Griffin supported her on the side of her injured foot, and they walked the rest of the way to the chopper.

They climbed inside. The chopper was similar to the one that had taken her to the secret military facility where she had lived for a year. For that trip, she had been blindfolded. It had been terrifying and exciting.

If she had known what that year would be like, if she had known what her work would entail and what it would mean to have a successful project, would she have done it? She had been naive and filled with self-importance. She'd thought her work would revolutionize cybersecurity. She'd believed her research would lead to malicious hackers and black hats being exposed.

The government hadn't been interested in her work being applied to any systems other than their own. They didn't care if anyone else was victimized as long as their computer systems were safe. By the time she had realized that, the project was almost complete. She had been used and cast aside, and nondisclosures and noncompete clauses prevented her from using her algorithms in other applications. Thinking of it still burned.

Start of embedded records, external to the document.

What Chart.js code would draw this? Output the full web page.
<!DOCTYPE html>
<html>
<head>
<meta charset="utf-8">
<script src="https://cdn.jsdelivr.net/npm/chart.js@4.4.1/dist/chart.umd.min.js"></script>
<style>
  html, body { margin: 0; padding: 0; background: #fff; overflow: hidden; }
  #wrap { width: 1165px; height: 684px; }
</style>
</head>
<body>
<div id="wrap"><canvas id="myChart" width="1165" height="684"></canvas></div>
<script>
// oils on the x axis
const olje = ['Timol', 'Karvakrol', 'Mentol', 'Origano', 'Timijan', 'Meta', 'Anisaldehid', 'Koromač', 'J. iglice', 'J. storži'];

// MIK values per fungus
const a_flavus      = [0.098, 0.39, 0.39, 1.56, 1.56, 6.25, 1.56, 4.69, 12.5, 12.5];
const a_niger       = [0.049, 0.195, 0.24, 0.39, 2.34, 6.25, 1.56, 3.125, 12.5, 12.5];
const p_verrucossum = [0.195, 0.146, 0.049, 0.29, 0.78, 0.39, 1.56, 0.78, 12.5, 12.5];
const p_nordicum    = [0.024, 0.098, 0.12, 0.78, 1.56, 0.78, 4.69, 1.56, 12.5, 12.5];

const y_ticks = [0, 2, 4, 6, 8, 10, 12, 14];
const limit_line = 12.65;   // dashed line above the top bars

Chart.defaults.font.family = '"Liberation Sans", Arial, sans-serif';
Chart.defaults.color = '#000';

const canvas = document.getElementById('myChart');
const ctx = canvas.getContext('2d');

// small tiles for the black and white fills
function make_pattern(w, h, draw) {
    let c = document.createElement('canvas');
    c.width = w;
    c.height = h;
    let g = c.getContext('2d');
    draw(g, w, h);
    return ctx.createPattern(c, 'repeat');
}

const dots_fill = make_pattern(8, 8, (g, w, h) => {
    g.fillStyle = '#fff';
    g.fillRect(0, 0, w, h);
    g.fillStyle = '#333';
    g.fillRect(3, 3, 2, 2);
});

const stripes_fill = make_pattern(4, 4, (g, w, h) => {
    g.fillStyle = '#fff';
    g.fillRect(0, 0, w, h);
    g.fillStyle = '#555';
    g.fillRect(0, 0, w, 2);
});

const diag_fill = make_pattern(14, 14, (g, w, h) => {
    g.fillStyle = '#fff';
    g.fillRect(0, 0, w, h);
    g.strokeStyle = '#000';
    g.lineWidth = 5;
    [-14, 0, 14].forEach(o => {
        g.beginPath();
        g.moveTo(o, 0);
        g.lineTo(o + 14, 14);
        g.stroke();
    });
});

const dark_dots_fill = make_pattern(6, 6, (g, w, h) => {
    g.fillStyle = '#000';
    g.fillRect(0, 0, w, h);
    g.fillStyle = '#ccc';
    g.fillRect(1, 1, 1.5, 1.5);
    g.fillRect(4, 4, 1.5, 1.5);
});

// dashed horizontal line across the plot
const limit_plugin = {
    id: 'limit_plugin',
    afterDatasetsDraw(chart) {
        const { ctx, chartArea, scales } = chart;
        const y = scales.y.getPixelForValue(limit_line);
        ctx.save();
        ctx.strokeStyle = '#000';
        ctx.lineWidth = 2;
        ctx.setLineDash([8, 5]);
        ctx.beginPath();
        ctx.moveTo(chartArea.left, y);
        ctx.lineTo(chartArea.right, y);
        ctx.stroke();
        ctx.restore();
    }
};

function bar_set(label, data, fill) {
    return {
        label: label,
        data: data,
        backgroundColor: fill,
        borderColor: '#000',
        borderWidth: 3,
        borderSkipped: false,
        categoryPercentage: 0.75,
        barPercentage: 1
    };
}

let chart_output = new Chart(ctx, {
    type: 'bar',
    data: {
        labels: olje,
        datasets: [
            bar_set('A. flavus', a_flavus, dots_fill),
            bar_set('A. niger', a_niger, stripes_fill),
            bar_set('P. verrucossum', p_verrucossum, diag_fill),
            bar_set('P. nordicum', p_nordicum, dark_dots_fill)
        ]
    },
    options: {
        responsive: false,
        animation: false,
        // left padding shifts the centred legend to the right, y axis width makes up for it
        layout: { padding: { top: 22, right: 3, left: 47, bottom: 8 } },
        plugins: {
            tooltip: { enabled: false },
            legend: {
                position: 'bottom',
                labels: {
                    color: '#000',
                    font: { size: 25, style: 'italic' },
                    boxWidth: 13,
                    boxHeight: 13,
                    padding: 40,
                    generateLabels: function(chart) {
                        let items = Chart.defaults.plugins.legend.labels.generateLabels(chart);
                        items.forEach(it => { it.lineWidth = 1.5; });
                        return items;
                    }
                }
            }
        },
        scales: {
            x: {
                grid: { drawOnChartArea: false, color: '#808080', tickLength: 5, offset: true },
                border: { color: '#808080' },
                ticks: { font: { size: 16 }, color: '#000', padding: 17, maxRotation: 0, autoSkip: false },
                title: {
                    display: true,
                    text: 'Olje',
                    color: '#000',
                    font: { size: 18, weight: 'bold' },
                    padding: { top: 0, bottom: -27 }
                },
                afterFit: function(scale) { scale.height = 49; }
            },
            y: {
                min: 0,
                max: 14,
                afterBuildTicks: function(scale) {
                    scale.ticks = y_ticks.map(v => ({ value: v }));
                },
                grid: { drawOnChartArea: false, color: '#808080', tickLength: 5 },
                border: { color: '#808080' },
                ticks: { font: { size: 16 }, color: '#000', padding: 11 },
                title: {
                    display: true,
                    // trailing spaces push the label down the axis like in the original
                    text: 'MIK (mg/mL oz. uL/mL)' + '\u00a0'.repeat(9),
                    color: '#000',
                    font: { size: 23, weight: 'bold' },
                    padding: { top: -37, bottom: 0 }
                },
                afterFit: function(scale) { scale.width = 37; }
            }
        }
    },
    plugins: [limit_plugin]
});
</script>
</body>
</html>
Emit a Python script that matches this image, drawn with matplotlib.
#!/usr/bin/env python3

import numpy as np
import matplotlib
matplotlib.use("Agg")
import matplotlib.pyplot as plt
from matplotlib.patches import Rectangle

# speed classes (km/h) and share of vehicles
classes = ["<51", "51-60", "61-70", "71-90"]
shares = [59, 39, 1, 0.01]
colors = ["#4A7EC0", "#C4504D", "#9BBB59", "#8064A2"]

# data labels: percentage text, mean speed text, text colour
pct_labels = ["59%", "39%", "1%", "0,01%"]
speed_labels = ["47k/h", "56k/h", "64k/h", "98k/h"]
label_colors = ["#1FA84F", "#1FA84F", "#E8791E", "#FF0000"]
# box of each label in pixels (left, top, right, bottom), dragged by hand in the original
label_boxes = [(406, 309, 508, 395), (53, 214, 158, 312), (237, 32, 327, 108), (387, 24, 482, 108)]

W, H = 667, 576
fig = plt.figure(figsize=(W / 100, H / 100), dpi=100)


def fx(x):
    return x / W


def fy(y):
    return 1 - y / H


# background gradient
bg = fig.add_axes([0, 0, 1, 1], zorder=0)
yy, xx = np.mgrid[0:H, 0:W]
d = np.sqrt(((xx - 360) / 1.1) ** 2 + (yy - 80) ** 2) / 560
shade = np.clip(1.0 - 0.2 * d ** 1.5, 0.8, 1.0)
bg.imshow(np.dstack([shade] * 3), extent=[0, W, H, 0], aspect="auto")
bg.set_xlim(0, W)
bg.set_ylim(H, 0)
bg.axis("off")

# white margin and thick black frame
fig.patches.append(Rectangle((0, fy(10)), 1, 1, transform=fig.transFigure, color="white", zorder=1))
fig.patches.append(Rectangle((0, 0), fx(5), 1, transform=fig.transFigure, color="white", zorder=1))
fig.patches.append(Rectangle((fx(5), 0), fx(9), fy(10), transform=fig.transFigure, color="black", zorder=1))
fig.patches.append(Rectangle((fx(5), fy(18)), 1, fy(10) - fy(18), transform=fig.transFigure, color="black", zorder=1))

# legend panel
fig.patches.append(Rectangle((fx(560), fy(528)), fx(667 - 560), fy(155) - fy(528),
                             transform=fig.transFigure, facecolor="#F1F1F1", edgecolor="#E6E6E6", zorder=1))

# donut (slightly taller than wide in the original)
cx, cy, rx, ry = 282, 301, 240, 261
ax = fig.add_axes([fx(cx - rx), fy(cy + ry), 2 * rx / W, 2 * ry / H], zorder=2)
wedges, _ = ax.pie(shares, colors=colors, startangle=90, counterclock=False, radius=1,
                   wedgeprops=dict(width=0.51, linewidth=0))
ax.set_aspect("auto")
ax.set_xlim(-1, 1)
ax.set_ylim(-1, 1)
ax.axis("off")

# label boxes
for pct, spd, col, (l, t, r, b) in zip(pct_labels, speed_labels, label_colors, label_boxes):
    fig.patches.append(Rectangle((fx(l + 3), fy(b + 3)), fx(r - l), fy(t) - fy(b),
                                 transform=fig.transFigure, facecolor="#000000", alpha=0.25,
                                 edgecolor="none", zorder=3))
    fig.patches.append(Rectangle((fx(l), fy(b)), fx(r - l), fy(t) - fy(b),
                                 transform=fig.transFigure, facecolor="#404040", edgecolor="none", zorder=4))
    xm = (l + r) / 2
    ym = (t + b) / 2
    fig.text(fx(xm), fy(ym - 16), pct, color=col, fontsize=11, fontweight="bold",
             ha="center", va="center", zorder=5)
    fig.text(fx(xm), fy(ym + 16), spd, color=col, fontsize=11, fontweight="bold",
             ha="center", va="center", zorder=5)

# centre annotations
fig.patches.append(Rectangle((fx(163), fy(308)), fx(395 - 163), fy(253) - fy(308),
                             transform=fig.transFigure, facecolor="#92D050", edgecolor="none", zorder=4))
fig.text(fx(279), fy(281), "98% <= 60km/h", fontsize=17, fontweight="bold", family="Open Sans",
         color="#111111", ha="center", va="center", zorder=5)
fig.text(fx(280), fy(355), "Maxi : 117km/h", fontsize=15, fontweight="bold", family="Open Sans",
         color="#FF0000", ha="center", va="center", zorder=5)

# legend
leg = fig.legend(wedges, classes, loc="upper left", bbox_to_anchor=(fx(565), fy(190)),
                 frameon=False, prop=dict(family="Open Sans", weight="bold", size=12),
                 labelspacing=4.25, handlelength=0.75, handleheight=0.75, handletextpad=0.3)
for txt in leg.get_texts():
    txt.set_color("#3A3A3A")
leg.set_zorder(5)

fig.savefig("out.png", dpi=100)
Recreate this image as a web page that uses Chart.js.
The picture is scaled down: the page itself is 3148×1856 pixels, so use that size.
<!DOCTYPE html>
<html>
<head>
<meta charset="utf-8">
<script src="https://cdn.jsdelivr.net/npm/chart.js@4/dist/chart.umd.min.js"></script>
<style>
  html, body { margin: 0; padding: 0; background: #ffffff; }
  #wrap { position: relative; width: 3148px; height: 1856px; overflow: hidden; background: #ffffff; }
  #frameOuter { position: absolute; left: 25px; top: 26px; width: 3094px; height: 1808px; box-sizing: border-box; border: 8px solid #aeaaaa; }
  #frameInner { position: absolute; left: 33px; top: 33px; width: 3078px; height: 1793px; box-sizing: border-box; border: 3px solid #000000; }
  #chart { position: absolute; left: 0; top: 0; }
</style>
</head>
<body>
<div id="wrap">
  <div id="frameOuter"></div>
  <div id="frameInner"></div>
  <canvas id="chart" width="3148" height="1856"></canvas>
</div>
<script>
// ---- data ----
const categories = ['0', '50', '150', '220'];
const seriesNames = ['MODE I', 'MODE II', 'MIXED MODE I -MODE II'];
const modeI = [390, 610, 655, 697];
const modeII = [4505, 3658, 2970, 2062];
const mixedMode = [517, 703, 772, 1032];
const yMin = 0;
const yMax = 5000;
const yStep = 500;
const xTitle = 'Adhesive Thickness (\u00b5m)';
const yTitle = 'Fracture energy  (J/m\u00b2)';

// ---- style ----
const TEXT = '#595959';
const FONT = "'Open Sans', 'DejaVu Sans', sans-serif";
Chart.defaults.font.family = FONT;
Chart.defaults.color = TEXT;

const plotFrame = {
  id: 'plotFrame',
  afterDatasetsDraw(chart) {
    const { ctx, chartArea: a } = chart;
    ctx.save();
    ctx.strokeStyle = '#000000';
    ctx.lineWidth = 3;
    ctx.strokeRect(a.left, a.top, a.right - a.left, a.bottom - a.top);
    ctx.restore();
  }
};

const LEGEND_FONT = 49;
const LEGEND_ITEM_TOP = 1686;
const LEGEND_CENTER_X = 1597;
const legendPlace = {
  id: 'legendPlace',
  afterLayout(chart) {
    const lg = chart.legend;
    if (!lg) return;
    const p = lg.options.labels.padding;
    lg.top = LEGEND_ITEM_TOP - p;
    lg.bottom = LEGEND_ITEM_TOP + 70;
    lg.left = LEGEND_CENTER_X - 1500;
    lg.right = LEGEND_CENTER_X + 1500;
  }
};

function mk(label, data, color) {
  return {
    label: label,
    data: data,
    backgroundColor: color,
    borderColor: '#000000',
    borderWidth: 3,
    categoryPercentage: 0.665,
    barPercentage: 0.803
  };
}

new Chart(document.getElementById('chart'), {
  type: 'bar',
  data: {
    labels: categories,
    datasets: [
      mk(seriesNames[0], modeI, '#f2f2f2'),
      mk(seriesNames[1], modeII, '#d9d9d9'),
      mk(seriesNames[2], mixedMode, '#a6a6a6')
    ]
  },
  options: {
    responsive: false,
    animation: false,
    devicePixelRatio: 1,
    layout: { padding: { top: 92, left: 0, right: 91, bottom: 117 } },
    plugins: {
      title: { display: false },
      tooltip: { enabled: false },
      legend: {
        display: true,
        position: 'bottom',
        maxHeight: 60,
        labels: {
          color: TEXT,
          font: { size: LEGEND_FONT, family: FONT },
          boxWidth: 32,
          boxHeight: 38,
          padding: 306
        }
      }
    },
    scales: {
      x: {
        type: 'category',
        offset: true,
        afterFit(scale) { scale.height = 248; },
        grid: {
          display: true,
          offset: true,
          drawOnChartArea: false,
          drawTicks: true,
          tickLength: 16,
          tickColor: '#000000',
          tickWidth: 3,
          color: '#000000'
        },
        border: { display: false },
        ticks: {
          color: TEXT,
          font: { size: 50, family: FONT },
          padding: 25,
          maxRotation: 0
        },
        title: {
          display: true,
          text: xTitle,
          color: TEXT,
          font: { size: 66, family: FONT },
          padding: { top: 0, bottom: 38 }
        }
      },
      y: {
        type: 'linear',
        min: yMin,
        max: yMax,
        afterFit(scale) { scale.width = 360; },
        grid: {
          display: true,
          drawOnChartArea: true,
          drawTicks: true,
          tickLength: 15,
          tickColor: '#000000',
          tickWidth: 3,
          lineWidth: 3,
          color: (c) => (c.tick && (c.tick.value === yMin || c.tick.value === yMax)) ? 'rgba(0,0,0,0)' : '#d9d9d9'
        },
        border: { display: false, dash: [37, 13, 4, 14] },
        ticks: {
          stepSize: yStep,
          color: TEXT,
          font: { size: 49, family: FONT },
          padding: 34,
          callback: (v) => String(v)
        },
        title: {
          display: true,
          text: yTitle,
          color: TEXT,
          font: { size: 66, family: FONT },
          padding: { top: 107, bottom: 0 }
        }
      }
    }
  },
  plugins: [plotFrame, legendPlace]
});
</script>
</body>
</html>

Griffin touched her shoulder, and heat zipped over her. He mouthed a question: “Are you okay?”

She nodded. It was too loud to talk over the spinning rotors, and Kit was glad. She didn't want to tell him she had been used then, she was being used now and in all likelihood, so was he.

* * *

Kit was driving him mad. The moment they landed, he would hand her over to the protection specialist assigned to the case and put distance between them. Connor would have had enough time to get a resource in place. Griffin was the wrong man for the job.

Griffin's entire body heated as he realized he was attracted to Kit Walker. She was part girl next door who had no idea how appealing she was and part smart professor who had a room full of male students fantasizing about sleeping with her. He was interested in her, and that awareness switched his desire on high. He wouldn't act like a sex-starved lunatic; he was a professional. But it was getting harder to keep those boundaries clear in his thoughts.

From what he'd read about her and what he had witnessed, she had a touch of social awkwardness, yet he didn't feel uncomfortable around her. He guessed she had spent so much time in her sister's shadow and then as a supergenius online, she didn't interact as naturally with people face-to-face. But when he engaged her in a topic she enjoyed, that clumsiness melted away and she was magnetic.